◆ Job ◆
Repeat only the lines from the line containing "Give me the TikZ source for this diagram." through the line containing "text] at ([yshift=8.25pt]npu.center)", both included, exactly as they stand.

◆ Provided data ◆
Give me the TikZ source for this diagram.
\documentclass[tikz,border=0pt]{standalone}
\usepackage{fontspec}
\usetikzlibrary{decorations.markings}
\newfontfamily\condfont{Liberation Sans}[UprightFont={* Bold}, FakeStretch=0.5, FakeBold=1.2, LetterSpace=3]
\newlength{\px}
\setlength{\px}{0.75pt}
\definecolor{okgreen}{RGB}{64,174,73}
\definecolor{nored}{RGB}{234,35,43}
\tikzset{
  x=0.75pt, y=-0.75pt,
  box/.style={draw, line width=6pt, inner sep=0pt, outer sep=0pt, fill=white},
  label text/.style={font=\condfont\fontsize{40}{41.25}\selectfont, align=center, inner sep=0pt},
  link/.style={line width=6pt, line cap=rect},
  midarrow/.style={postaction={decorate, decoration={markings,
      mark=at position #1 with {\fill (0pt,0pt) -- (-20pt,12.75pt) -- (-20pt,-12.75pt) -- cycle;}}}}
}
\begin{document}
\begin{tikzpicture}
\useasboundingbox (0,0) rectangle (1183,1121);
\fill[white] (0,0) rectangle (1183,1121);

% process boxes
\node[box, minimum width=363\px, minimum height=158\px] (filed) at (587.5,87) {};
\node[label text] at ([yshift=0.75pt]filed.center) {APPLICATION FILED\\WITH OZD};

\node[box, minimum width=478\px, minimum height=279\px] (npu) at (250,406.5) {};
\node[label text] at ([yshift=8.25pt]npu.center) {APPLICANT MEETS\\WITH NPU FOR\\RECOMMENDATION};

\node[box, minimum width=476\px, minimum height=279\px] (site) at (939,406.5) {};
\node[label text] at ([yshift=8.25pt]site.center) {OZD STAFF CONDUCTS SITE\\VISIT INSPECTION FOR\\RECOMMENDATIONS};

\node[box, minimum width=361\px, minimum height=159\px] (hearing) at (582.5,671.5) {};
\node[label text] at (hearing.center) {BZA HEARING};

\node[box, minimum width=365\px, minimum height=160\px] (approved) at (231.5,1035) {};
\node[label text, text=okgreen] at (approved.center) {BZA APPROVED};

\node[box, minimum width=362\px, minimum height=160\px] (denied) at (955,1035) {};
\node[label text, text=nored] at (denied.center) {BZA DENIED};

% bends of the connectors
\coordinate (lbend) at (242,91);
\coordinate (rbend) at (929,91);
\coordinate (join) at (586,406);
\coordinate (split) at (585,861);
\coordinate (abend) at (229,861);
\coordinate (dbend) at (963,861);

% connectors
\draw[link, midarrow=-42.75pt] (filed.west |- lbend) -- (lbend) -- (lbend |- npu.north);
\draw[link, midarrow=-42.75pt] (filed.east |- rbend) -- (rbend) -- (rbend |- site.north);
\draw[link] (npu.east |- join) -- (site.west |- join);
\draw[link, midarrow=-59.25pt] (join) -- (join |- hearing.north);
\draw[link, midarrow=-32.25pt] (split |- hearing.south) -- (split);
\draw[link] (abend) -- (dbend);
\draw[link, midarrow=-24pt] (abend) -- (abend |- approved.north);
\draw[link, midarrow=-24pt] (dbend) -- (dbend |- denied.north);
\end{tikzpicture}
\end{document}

==

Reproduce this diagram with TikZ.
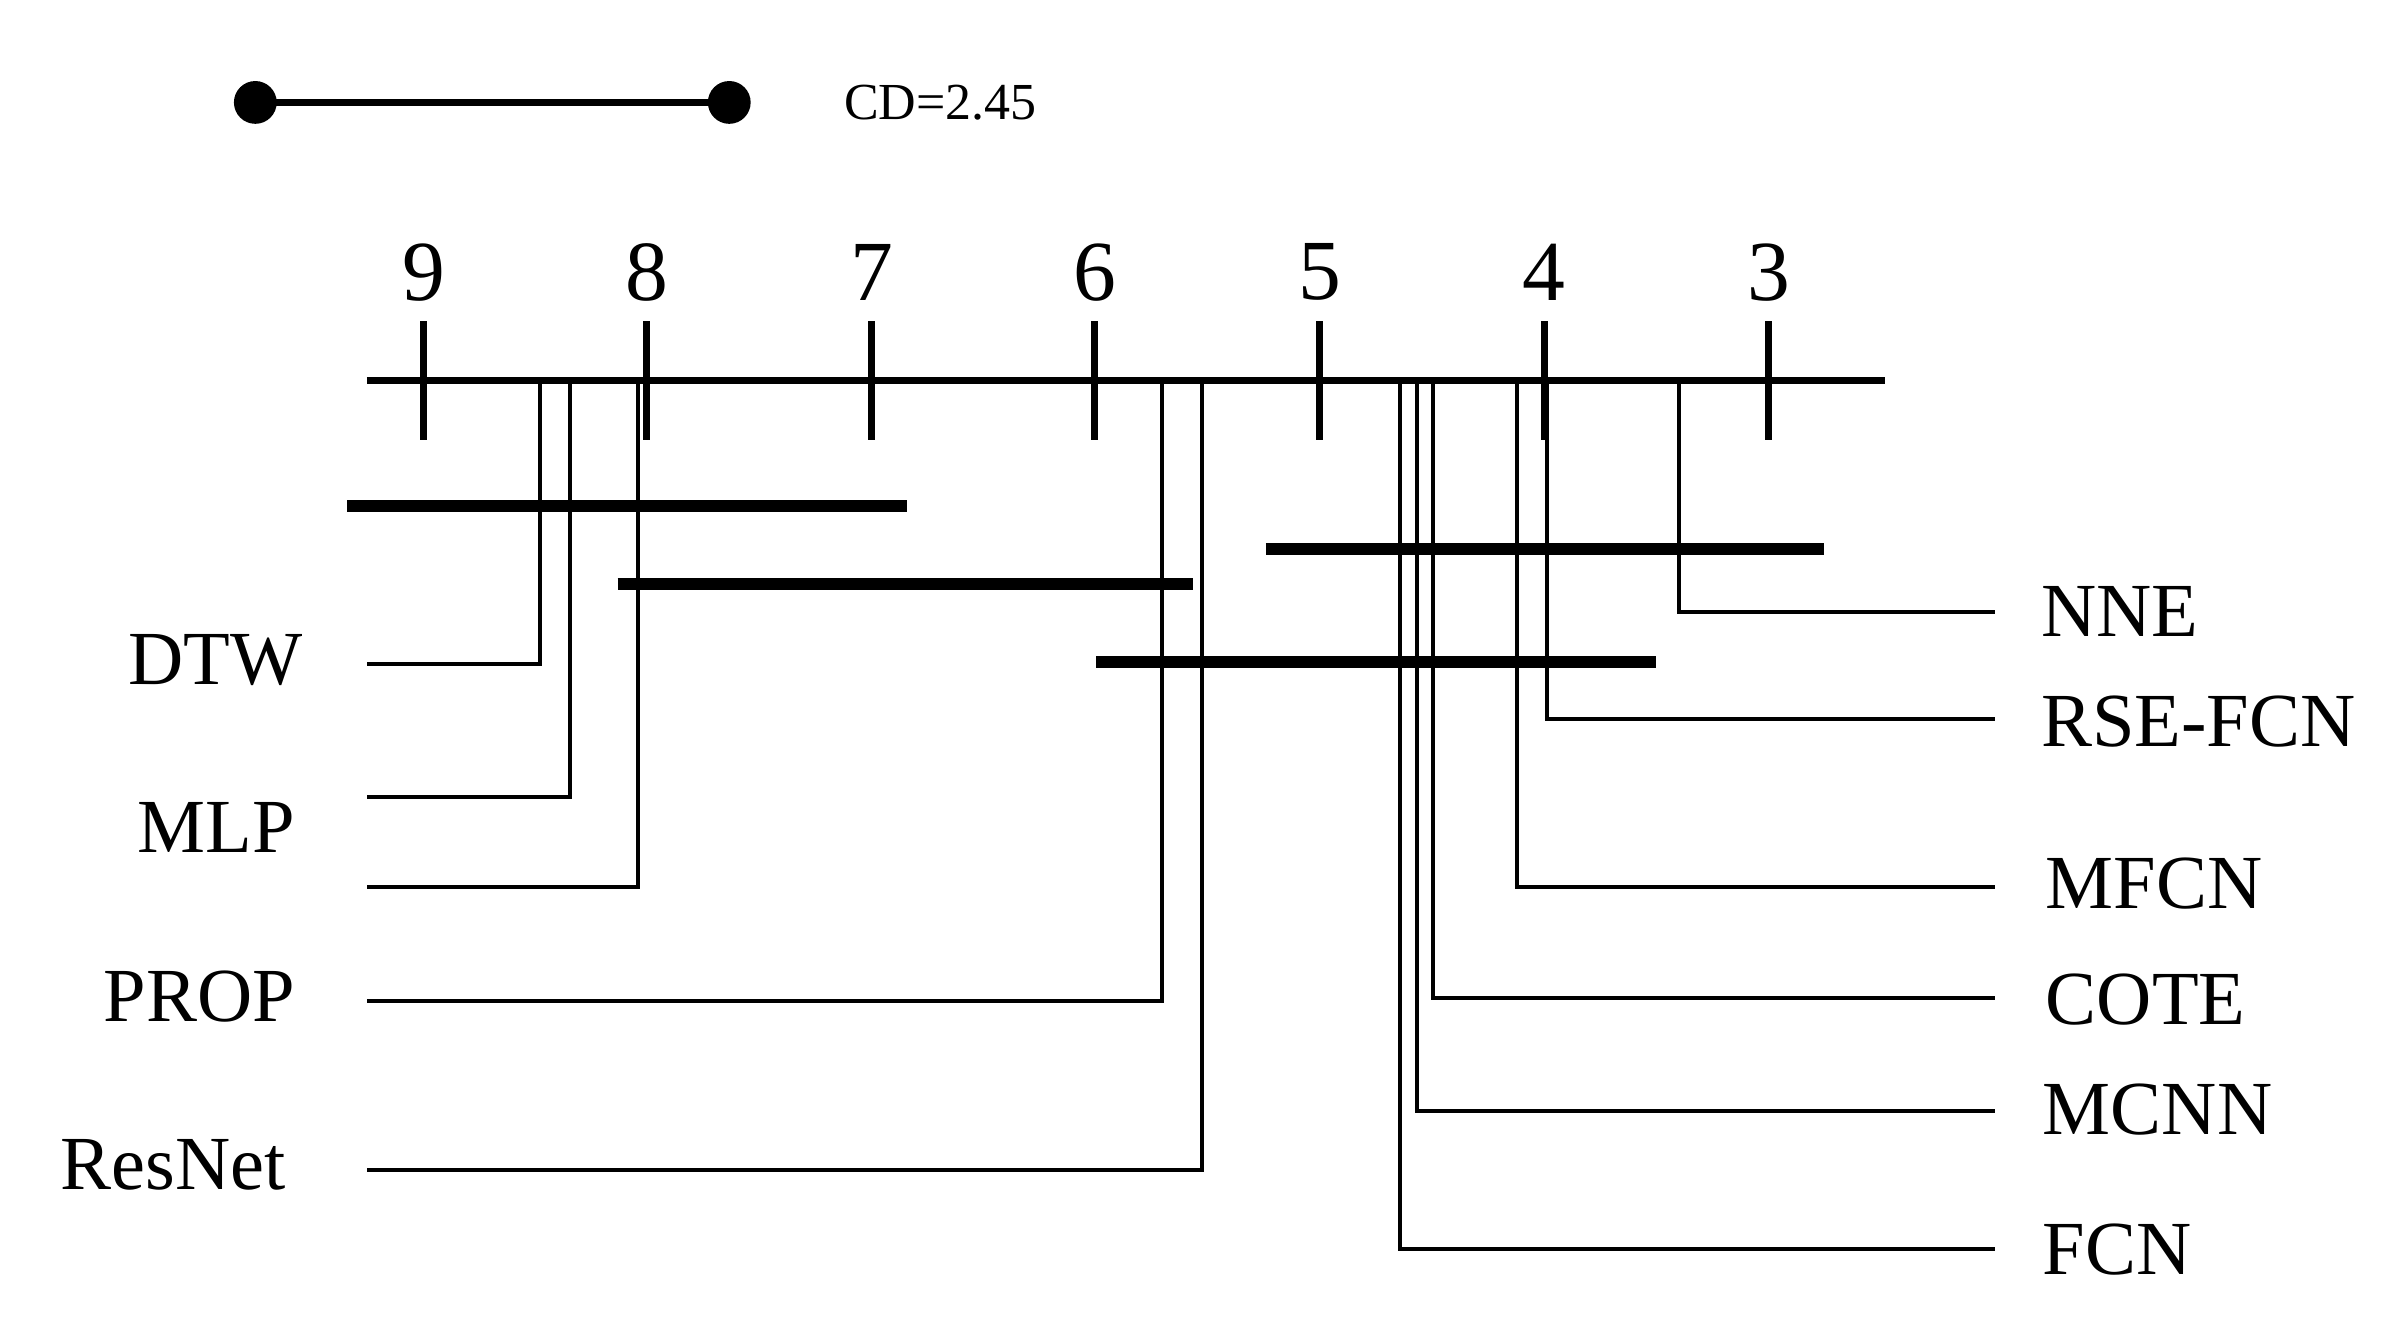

◆ Output of the exercise ◆
Give me the TikZ source for this diagram.
\documentclass[tikz,border=0pt]{standalone}
\usepackage{fontspec}
\usetikzlibrary{decorations.markings}
\newfontfamily\condfont{Liberation Sans}[UprightFont={* Bold}, FakeStretch=0.5, FakeBold=1.2, LetterSpace=3]
\newlength{\px}
\setlength{\px}{0.75pt}
\definecolor{okgreen}{RGB}{64,174,73}
\definecolor{nored}{RGB}{234,35,43}
\tikzset{
  x=0.75pt, y=-0.75pt,
  box/.style={draw, line width=6pt, inner sep=0pt, outer sep=0pt, fill=white},
  label text/.style={font=\condfont\fontsize{40}{41.25}\selectfont, align=center, inner sep=0pt},
  link/.style={line width=6pt, line cap=rect},
  midarrow/.style={postaction={decorate, decoration={markings,
      mark=at position #1 with {\fill (0pt,0pt) -- (-20pt,12.75pt) -- (-20pt,-12.75pt) -- cycle;}}}}
}
\begin{document}
\begin{tikzpicture}
\useasboundingbox (0,0) rectangle (1183,1121);
\fill[white] (0,0) rectangle (1183,1121);

% process boxes
\node[box, minimum width=363\px, minimum height=158\px] (filed) at (587.5,87) {};
\node[label text] at ([yshift=0.75pt]filed.center) {APPLICATION FILED\\WITH OZD};

\node[box, minimum width=478\px, minimum height=279\px] (npu) at (250,406.5) {};
\node[label text] at ([yshift=8.25pt]npu.center) {APPLICANT MEETS\\WITH NPU FOR\\RECOMMENDATION};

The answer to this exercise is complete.